#### [Job]
Return the listing below exactly, with the pictures dropped.

#### [Data provided]
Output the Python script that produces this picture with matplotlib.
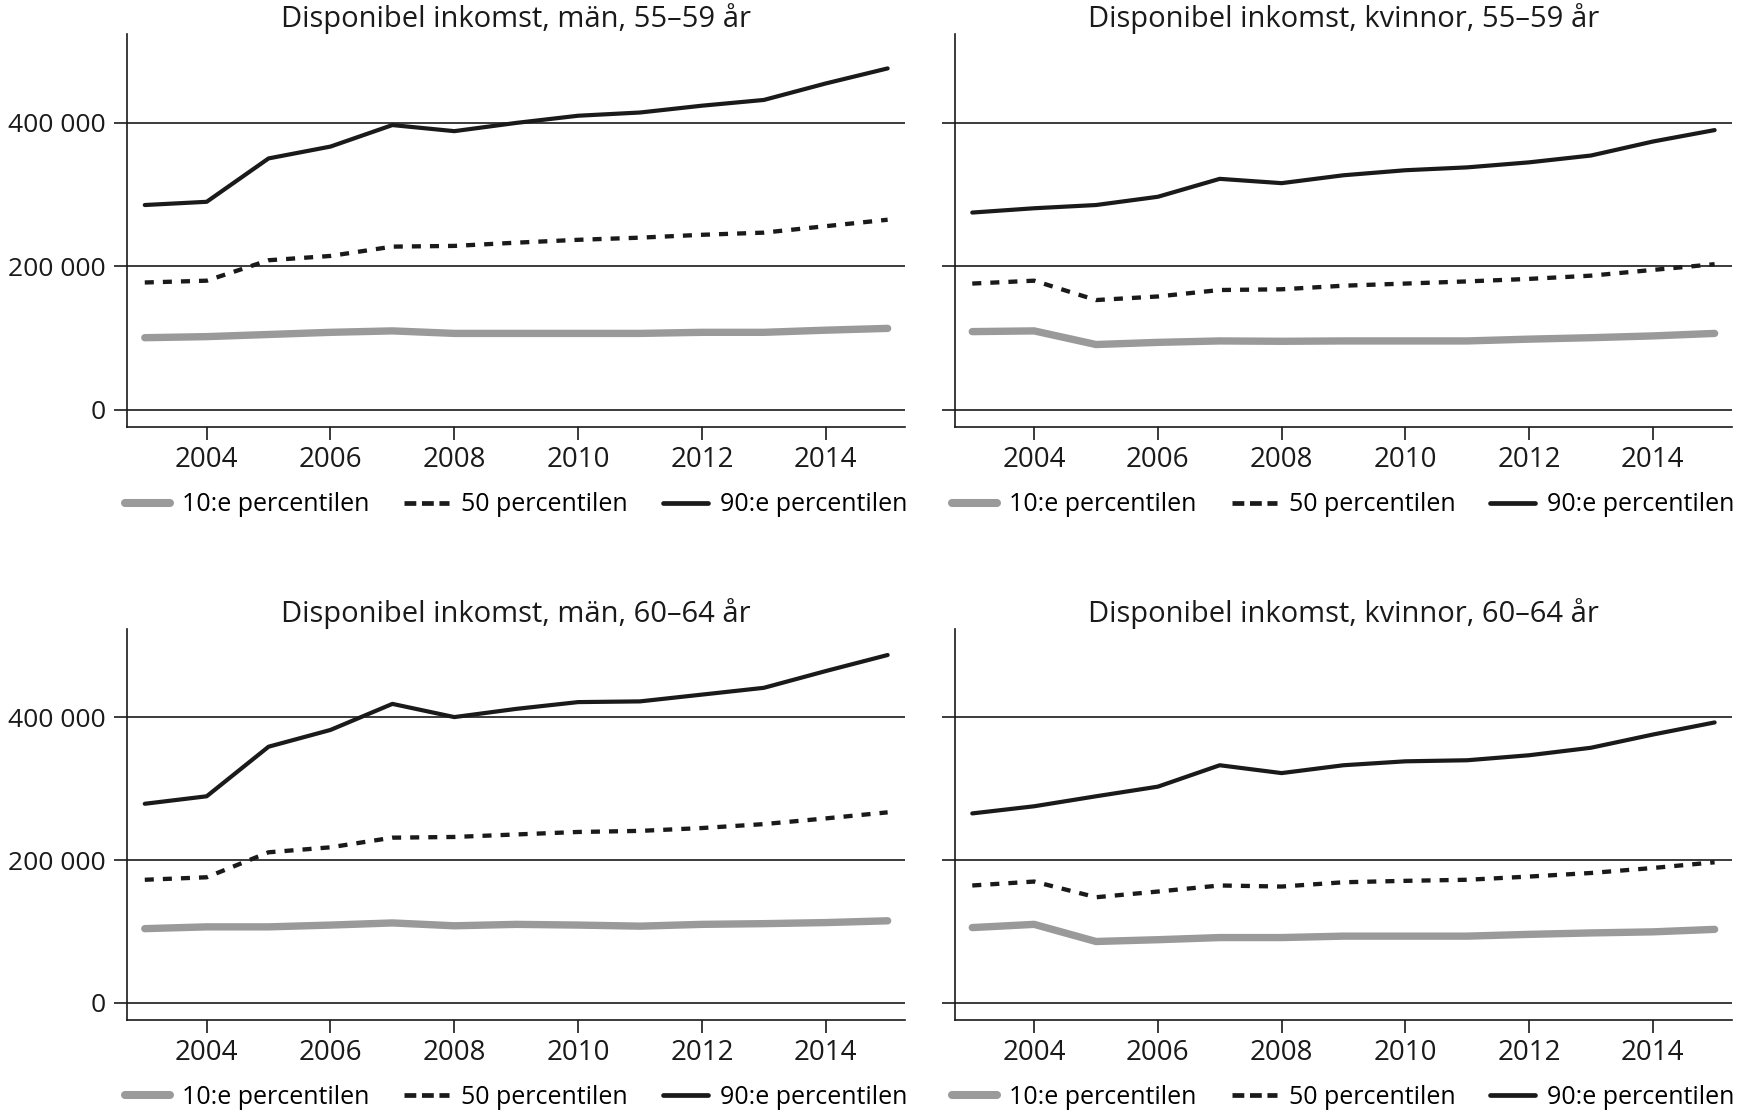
#!/usr/bin/env python
# -*- coding: utf-8 -*-
"""
Disponibel inkomst per percentil, män/kvinnor 55-59 och 60-64 år, 2003-2015.
Fyra paneler i 2x2, legend under varje panel.
"""
from __future__ import annotations

import matplotlib

matplotlib.use("Agg")
import matplotlib.pyplot as plt
from matplotlib.lines import Line2D
from matplotlib.ticker import FuncFormatter

years = list(range(2003, 2016))

men_55_p10 = [100500, 102000, 105000, 108000, 110000, 106500, 106500, 106500, 106500, 108000, 108000, 111000, 113500]
men_55_p50 = [177500, 180000, 208500, 214500, 227500, 228500, 233000, 237000, 240000, 244000, 247000, 256000, 265000]
men_55_p90 = [285500, 290000, 350500, 367000, 397000, 388500, 400000, 410000, 414500, 424000, 432000, 455000, 476000]

women_55_p10 = [109000, 110000, 91000, 94000, 96000, 95500, 96000, 96000, 96000, 98500, 100500, 103000, 106500]
women_55_p50 = [176000, 180000, 153000, 158000, 167000, 168000, 173000, 176000, 179000, 182500, 187000, 195000, 203000]
women_55_p90 = [275000, 281000, 285500, 297000, 322000, 316000, 327000, 334000, 338000, 345000, 354500, 374000, 390000]

men_60_p10 = [104000, 106500, 106500, 109000, 112000, 108000, 110000, 109000, 107500, 110000, 111000, 112500, 115000]
men_60_p50 = [172500, 176000, 211000, 218000, 231500, 232500, 236000, 239500, 241000, 245000, 250500, 258500, 267000]
men_60_p90 = [279000, 289500, 359000, 382500, 419000, 400500, 412000, 421500, 422500, 432000, 441500, 465000, 487500]

women_60_p10 = [105500, 110000, 86000, 88500, 91500, 91500, 93500, 93500, 93500, 96000, 98000, 99500, 103000]
women_60_p50 = [164500, 170000, 148000, 156000, 164500, 163000, 169000, 171000, 172500, 177000, 182000, 189000, 197000]
women_60_p90 = [265500, 275500, 289500, 303000, 333000, 322000, 333000, 338500, 340000, 347000, 357500, 376000, 393000]

titles = [
    "Disponibel inkomst, män, 55–59 år",
    "Disponibel inkomst, kvinnor, 55–59 år",
    "Disponibel inkomst, män, 60–64 år",
    "Disponibel inkomst, kvinnor, 60–64 år",
]
series_labels = ["10:e percentilen", "50 percentilen", "90:e percentilen"]
y_ticks = [0, 200000, 400000]
x_ticks = [2004, 2006, 2008, 2010, 2012, 2014]

GRAY = "#9a9a9a"
INK = "#1a1a1a"

# axes rectangles in figure fractions (left, bottom, width, height)
AX_RECTS = [
    (0.0732, 0.6167, 0.4466, 0.3528),
    (0.5485, 0.6167, 0.4463, 0.3528),
    (0.0732, 0.0844, 0.4466, 0.3510),
    (0.5485, 0.0844, 0.4463, 0.3510),
]


def space_thousands(v, _pos=None):
    return f"{int(round(v)):,}".replace(",", " ")


def legend_handles():
    # legend swatches are drawn a bit differently from the plotted lines
    return [
        Line2D([], [], color=GRAY, lw=5.8, solid_capstyle="round"),
        Line2D([], [], color=INK, lw=3.4, dashes=(2.5, 1.2), dash_capstyle="butt"),
        Line2D([], [], color=INK, lw=3.4, solid_capstyle="round"),
    ]


def draw_panel(ax, title, p10, p50, p90, show_ylabels):
    ax.plot(years, p10, color=GRAY, lw=5.3, solid_capstyle="round",
            solid_joinstyle="round", zorder=3)
    ax.plot(years, p50, color=INK, lw=3.1, dashes=(2.1, 2.1),
            dash_capstyle="butt", zorder=3)
    ax.plot(years, p90, color=INK, lw=3.0, solid_capstyle="round",
            solid_joinstyle="round", zorder=3)

    ax.set_xlim(2002.72, 2015.28)
    ax.set_ylim(-24000, 524000)
    ax.set_xticks(x_ticks)
    ax.set_yticks(y_ticks)
    ax.yaxis.set_major_formatter(FuncFormatter(space_thousands))
    if not show_ylabels:
        ax.tick_params(axis="y", labelleft=False)

    for side in ("top", "right"):
        ax.spines[side].set_visible(False)
    for side in ("left", "bottom"):
        ax.spines[side].set_linewidth(1.2)
        ax.spines[side].set_color(INK)

    ax.tick_params(axis="both", direction="out", length=9.5, width=1.2,
                   color=INK, labelcolor=INK)
    ax.tick_params(axis="y", pad=6, labelsize=19)
    ax.tick_params(axis="x", pad=4, labelsize=20)
    ax.yaxis.grid(True, color=INK, lw=1.2)
    ax.set_axisbelow(True)

    ax.set_title(title, fontsize=21, color=INK, pad=-3.5)
    ax.legend(legend_handles(), series_labels, loc="center",
              bbox_to_anchor=(0.5, -0.198), ncol=3, frameon=False,
              fontsize=18, handlelength=1.8, handletextpad=0.48,
              columnspacing=1.4, borderaxespad=0, borderpad=0)


def main() -> int:
    plt.rcParams["font.family"] = ["Open Sans", "DejaVu Sans"]
    fig = plt.figure(figsize=(17.41, 11.14), dpi=100)
    panels = [
        (men_55_p10, men_55_p50, men_55_p90),
        (women_55_p10, women_55_p50, women_55_p90),
        (men_60_p10, men_60_p50, men_60_p90),
        (women_60_p10, women_60_p50, women_60_p90),
    ]
    for i, (rect, title, data) in enumerate(zip(AX_RECTS, titles, panels)):
        ax = fig.add_axes(rect)
        draw_panel(ax, title, *data, show_ylabels=(i % 2 == 0))
    fig.savefig("out.png", dpi=100)
    plt.close(fig)
    return 0


if __name__ == "__main__":
    raise SystemExit(main())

#### [Expected output]
Output the Python script that produces this picture with matplotlib.
#!/usr/bin/env python
# -*- coding: utf-8 -*-
"""
Disponibel inkomst per percentil, män/kvinnor 55-59 och 60-64 år, 2003-2015.
Fyra paneler i 2x2, legend under varje panel.
"""
from __future__ import annotations

import matplotlib

matplotlib.use("Agg")
import matplotlib.pyplot as plt
from matplotlib.lines import Line2D
from matplotlib.ticker import FuncFormatter

years = list(range(2003, 2016))

men_55_p10 = [100500, 102000, 105000, 108000, 110000, 106500, 106500, 106500, 106500, 108000, 108000, 111000, 113500]
men_55_p50 = [177500, 180000, 208500, 214500, 227500, 228500, 233000, 237000, 240000, 244000, 247000, 256000, 265000]
men_55_p90 = [285500, 290000, 350500, 367000, 397000, 388500, 400000, 410000, 414500, 424000, 432000, 455000, 476000]

women_55_p10 = [109000, 110000, 91000, 94000, 96000, 95500, 96000, 96000, 96000, 98500, 100500, 103000, 106500]
women_55_p50 = [176000, 180000, 153000, 158000, 167000, 168000, 173000, 176000, 179000, 182500, 187000, 195000, 203000]
women_55_p90 = [275000, 281000, 285500, 297000, 322000, 316000, 327000, 334000, 338000, 345000, 354500, 374000, 390000]

men_60_p10 = [104000, 106500, 106500, 109000, 112000, 108000, 110000, 109000, 107500, 110000, 111000, 112500, 115000]
men_60_p50 = [172500, 176000, 211000, 218000, 231500, 232500, 236000, 239500, 241000, 245000, 250500, 258500, 267000]
men_60_p90 = [279000, 289500, 359000, 382500, 419000, 400500, 412000, 421500, 422500, 432000, 441500, 465000, 487500]

women_60_p10 = [105500, 110000, 86000, 88500, 91500, 91500, 93500, 93500, 93500, 96000, 98000, 99500, 103000]
women_60_p50 = [164500, 170000, 148000, 156000, 164500, 163000, 169000, 171000, 172500, 177000, 182000, 189000, 197000]
women_60_p90 = [265500, 275500, 289500, 303000, 333000, 322000, 333000, 338500, 340000, 347000, 357500, 376000, 393000]

titles = [
    "Disponibel inkomst, män, 55–59 år",
    "Disponibel inkomst, kvinnor, 55–59 år",
    "Disponibel inkomst, män, 60–64 år",
    "Disponibel inkomst, kvinnor, 60–64 år",
]
series_labels = ["10:e percentilen", "50 percentilen", "90:e percentilen"]
y_ticks = [0, 200000, 400000]
x_ticks = [2004, 2006, 2008, 2010, 2012, 2014]

GRAY = "#9a9a9a"
INK = "#1a1a1a"

# axes rectangles in figure fractions (left, bottom, width, height)
AX_RECTS = [
    (0.0732, 0.6167, 0.4466, 0.3528),
    (0.5485, 0.6167, 0.4463, 0.3528),
    (0.0732, 0.0844, 0.4466, 0.3510),
    (0.5485, 0.0844, 0.4463, 0.3510),
]


def space_thousands(v, _pos=None):
    return f"{int(round(v)):,}".replace(",", " ")


def legend_handles():
    # legend swatches are drawn a bit differently from the plotted lines
    return [
        Line2D([], [], color=GRAY, lw=5.8, solid_capstyle="round"),
        Line2D([], [], color=INK, lw=3.4, dashes=(2.5, 1.2), dash_capstyle="butt"),
        Line2D([], [], color=INK, lw=3.4, solid_capstyle="round"),
    ]


def draw_panel(ax, title, p10, p50, p90, show_ylabels):
    ax.plot(years, p10, color=GRAY, lw=5.3, solid_capstyle="round",
            solid_joinstyle="round", zorder=3)
    ax.plot(years, p50, color=INK, lw=3.1, dashes=(2.1, 2.1),
            dash_capstyle="butt", zorder=3)
    ax.plot(years, p90, color=INK, lw=3.0, solid_capstyle="round",
            solid_joinstyle="round", zorder=3)

    ax.set_xlim(2002.72, 2015.28)
    ax.set_ylim(-24000, 524000)
    ax.set_xticks(x_ticks)
    ax.set_yticks(y_ticks)
    ax.yaxis.set_major_formatter(FuncFormatter(space_thousands))
    if not show_ylabels:
        ax.tick_params(axis="y", labelleft=False)

    for side in ("top", "right"):
        ax.spines[side].set_visible(False)
    for side in ("left", "bottom"):
        ax.spines[side].set_linewidth(1.2)
        ax.spines[side].set_color(INK)

    ax.tick_params(axis="both", direction="out", length=9.5, width=1.2,
                   color=INK, labelcolor=INK)
    ax.tick_params(axis="y", pad=6, labelsize=19)
    ax.tick_params(axis="x", pad=4, labelsize=20)
    ax.yaxis.grid(True, color=INK, lw=1.2)
    ax.set_axisbelow(True)

    ax.set_title(title, fontsize=21, color=INK, pad=-3.5)
    ax.legend(legend_handles(), series_labels, loc="center",
              bbox_to_anchor=(0.5, -0.198), ncol=3, frameon=False,
              fontsize=18, handlelength=1.8, handletextpad=0.48,
              columnspacing=1.4, borderaxespad=0, borderpad=0)


def main() -> int:
    plt.rcParams["font.family"] = ["Open Sans", "DejaVu Sans"]
    fig = plt.figure(figsize=(17.41, 11.14), dpi=100)
    panels = [
        (men_55_p10, men_55_p50, men_55_p90),
        (women_55_p10, women_55_p50, women_55_p90),
        (men_60_p10, men_60_p50, men_60_p90),
        (women_60_p10, women_60_p50, women_60_p90),
    ]
    for i, (rect, title, data) in enumerate(zip(AX_RECTS, titles, panels)):
        ax = fig.add_axes(rect)
        draw_panel(ax, title, *data, show_ylabels=(i % 2 == 0))
    fig.savefig("out.png", dpi=100)
    plt.close(fig)
    return 0


if __name__ == "__main__":
    raise SystemExit(main())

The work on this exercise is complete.